A simple game with complicated players: Editorial

Resalat Daily

An editorial by an Iranian daily says Iran-P5+1 nuclear talks are nothing complicated and to solve the dispute a simple method is needed.

Resalat newspaper in its editorial on November 22 focused on the complexity, or rather lack thereof, associated with the ongoing nuclear talks, stressing that talks over Iran’s nuclear program are originally part of a simple problem which requires a simple solution, but that other factors have complicated the negotiating process. The following is a partial translation of the editorial:

[…]

The multiple-variable equation emerging in the talks is not the direct result of an innate complexity of the nuclear talks, nor is it because of extraterrestrial or metaphysical factors!

“Complexification of nuclear talks” is a process spearheaded by the West in three areas: “Official diplomacy”, “Public diplomacy” and “Secret diplomacy”.

That a simple equation has turned into one with multiple variables is not the consequence of a hard riddle; rather, it has been created as a result of the complex role played by those involved in the talks.

[…]

[As the talks are coming closer to their end,] negotiators may encounter the following in the remaining days: “total breakdown of the talks”, “conclusion of a final deal”, “finalization of an interim deal identical to the Geneva Agreement”, and “an agreement on general outlines”.

As things stand, the first two options seem out of the question. On the one hand, P5+1 believes that it is far from logical to walk away from the talks now that they have made some breakthroughs, and on the other hand, preconditions needed to reach a final, detailed deal are practically impossible to meet.

Excessive demands by Washington and failure of P5+1 to make up their mind in a real, diplomatic way to guarantee the conclusion of a final deal are largely to blame for the suspenseful state of affairs.

This situation has pushed the last two options into the game. In other words, “a reason for extension”, and not the extension itself, will be the main dividing line between Vienna talks (the one prior to the first deadline back in July) and the current negotiations (ahead of the second deadline on November 24).

This cuts both ways. On the upside, it would offer a bigger chance [to Iran] to concentrate more on gaps and not to get excited in dealing with the West (the party with excessive demands in the talks).

On the downside, however, it would create fissures in nuclear talks and produce fresh frictions. More importantly, failure by the US to make a crucial decision coupled by feet-dragging on the part of Washington and its fellow P5+1 members – which keeps them stuck in the talks which were held ahead of a first deadline – clearly indicates that they are not yet ready to accept the inalienable rights of the Iranian nation. Under these circumstances, Iran’s lack of confidence in P5+1 is growing progressively.

The sway the ill-intentioned regional and international players hold with what is going on in the nuclear talks explains why the parties involved still remain split and why members of P5+1 are trying to put a spanner in the works.

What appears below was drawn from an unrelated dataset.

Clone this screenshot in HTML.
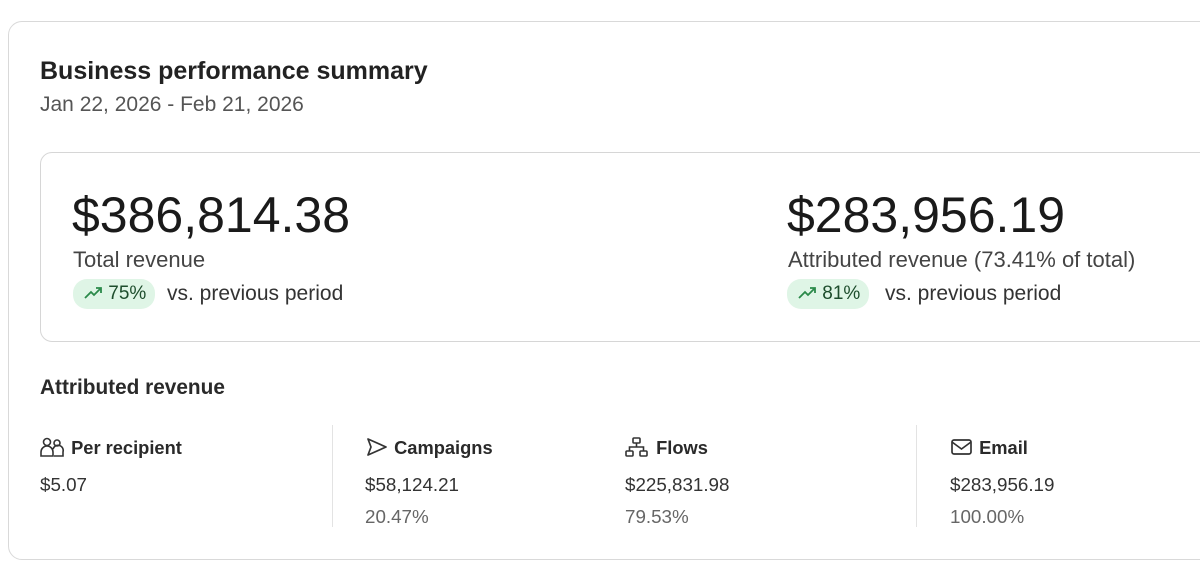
<!DOCTYPE html>
<html><head><style>
body{margin:0;width:1200px;height:573px;background:#fff;font-family:"Liberation Sans",sans-serif;color:#1f1f1f;position:relative;overflow:hidden}
.a{position:absolute;white-space:nowrap}
.card{position:absolute;left:8px;top:21px;width:1250px;height:537px;border:1px solid #d9d9d9;border-radius:14px}
.inner{position:absolute;left:40px;top:152px;width:1220px;height:188px;border:1px solid #d6d6d6;border-radius:12px}
.big{font-size:50px;color:#1a1a1a}
.lab{font-size:22px;color:#444}
.pill{background:#dff5e6;border-radius:14px;height:30px;font-size:19px;color:#1d4d2c;line-height:30px;padding:0 9px 0 10px}
.vs{font-size:21px;color:#333}
.h{font-size:18.3px;font-weight:bold;color:#2a2a2a}
.v{font-size:18.8px;color:#333}
.p{font-size:18.8px;color:#666}
.sep{position:absolute;width:1px;background:#e3e3e3;top:425px;height:102px}
</style></head><body>
<div class="card"></div>
<div class="a" style="left:40px;top:57px;font-size:25px;font-weight:bold;color:#222">Business performance summary</div>
<div class="a" style="left:40px;top:93px;font-size:21px;color:#555">Jan 22, 2026 - Feb 21, 2026</div>
<div class="inner"></div>
<div class="a big" style="left:72px;top:186px">$386,814.38</div>
<div class="a lab" style="left:73px;top:247px">Total revenue</div>
<div class="a pill" style="left:73px;top:279px"><svg width="20" height="14" viewBox="0 0 20 14" style="vertical-align:-1px"><path d="M2 12 L8 6 L11 9 L17 3 M13 2 H18 V7" fill="none" stroke="#2b8a4a" stroke-width="1.8"/></svg> 75%</div>
<div class="a vs" style="left:167px;top:282px">vs. previous period</div>
<div class="a big" style="left:787px;top:186px">$283,956.19</div>
<div class="a lab" style="left:788px;top:247px">Attributed revenue (73.41% of total)</div>
<div class="a pill" style="left:787px;top:279px"><svg width="20" height="14" viewBox="0 0 20 14" style="vertical-align:-1px"><path d="M2 12 L8 6 L11 9 L17 3 M13 2 H18 V7" fill="none" stroke="#2b8a4a" stroke-width="1.8"/></svg> 81%</div>
<div class="a vs" style="left:885px;top:282px">vs. previous period</div>
<div class="a" style="left:40px;top:376px;font-size:20.8px;font-weight:bold;color:#2a2a2a">Attributed revenue</div>
<div class="sep" style="left:332px"></div>
<div class="sep" style="left:916px"></div>
<div class="a h" style="left:40px;top:437px"><svg width="26" height="20" viewBox="0 0 26 20" style="vertical-align:-3px"><g fill="none" stroke="#333" stroke-width="1.6"><circle cx="7" cy="5" r="3.5"/><circle cx="17" cy="6" r="3"/><path d="M1 19 V15 A6 6 0 0 1 13 15 V19 Z M14 19 H23 V15 A5 5 0 0 0 13 12"/></g></svg> Per recipient</div>
<div class="a v" style="left:40px;top:474px">$5.07</div>
<div class="a h" style="left:365px;top:437px"><svg width="24" height="20" viewBox="0 0 24 20" style="vertical-align:-3px"><path d="M3 2 L21 10 L3 18 L6 10 Z" fill="none" stroke="#333" stroke-width="1.7" stroke-linejoin="round"/></svg> Campaigns</div>
<div class="a v" style="left:365px;top:474px">$58,124.21</div>
<div class="a p" style="left:365px;top:506px">20.47%</div>
<div class="a h" style="left:625px;top:437px"><svg width="26" height="20" viewBox="0 0 26 20" style="vertical-align:-3px"><g fill="none" stroke="#333" stroke-width="1.6"><rect x="8" y="1" width="7" height="5" rx="1"/><rect x="1" y="14" width="7" height="5" rx="1"/><rect x="15" y="14" width="7" height="5" rx="1"/><path d="M11.5 6 V10 M4.5 14 V10 H18.5 V14"/></g></svg> Flows</div>
<div class="a v" style="left:625px;top:474px">$225,831.98</div>
<div class="a p" style="left:625px;top:506px">79.53%</div>
<div class="a h" style="left:950px;top:437px"><svg width="24" height="20" viewBox="0 0 24 20" style="vertical-align:-3px"><g fill="none" stroke="#333" stroke-width="1.7"><rect x="2" y="3" width="19" height="14" rx="2"/><path d="M2 5 L11.5 12 L21 5"/></g></svg> Email</div>
<div class="a v" style="left:950px;top:474px">$283,956.19</div>
<div class="a p" style="left:950px;top:506px">100.00%</div>
</body></html>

There are glaring examples which reveal the true colors of the players who have sat around the negotiating table facing Iranian diplomats, among them: A recent backchannel warning by Saudi officials to Paris that Riyadh would decrease its arms purchases from France in case a nuclear deal is signed with Iran; extensive consultations between the Zionist regime and US officials; and [the formation of] a European troika trying hard to prevent the conclusion of a deal with Iran.

In the meantime, other factors are also responsible for the creation and continuation of the current state of affairs: the passive role Russia and China play in the talks, and in some cases Moscow’s deterring role in resolving the outstanding questions such as the way Iran’s basic needs are to be met and the way the UN Security Council sanctions [against Iran] should be lifted (something which arises from miscalculations by Russia and China merely seeking to serve their own interests).

At this point it is clear that the Islamic Republic of Iran should not let its guard down in dealing with ill-intentioned players in the nuclear talks.

Also, P5+1 members should bear in mind that the destructive role they play in doubting the unquestionable rights of the Iranian nation is closely watched in the court of the world public opinion.

Deep-seated popular distrust of the US and its European allies, and the serious questions [the Iranian nation] wants to put to Russia and China should be the first and foremost priority of the Iranian team when they sit down for nuclear talks.

Backpedalling from this attitude, which has been adopted based on the lofty teachings of the Islamic Revolution and comments of the late Imam Khomeini and the Supreme Leader, would prompt the other party to display more rebellious intransigence and ask for more concessions.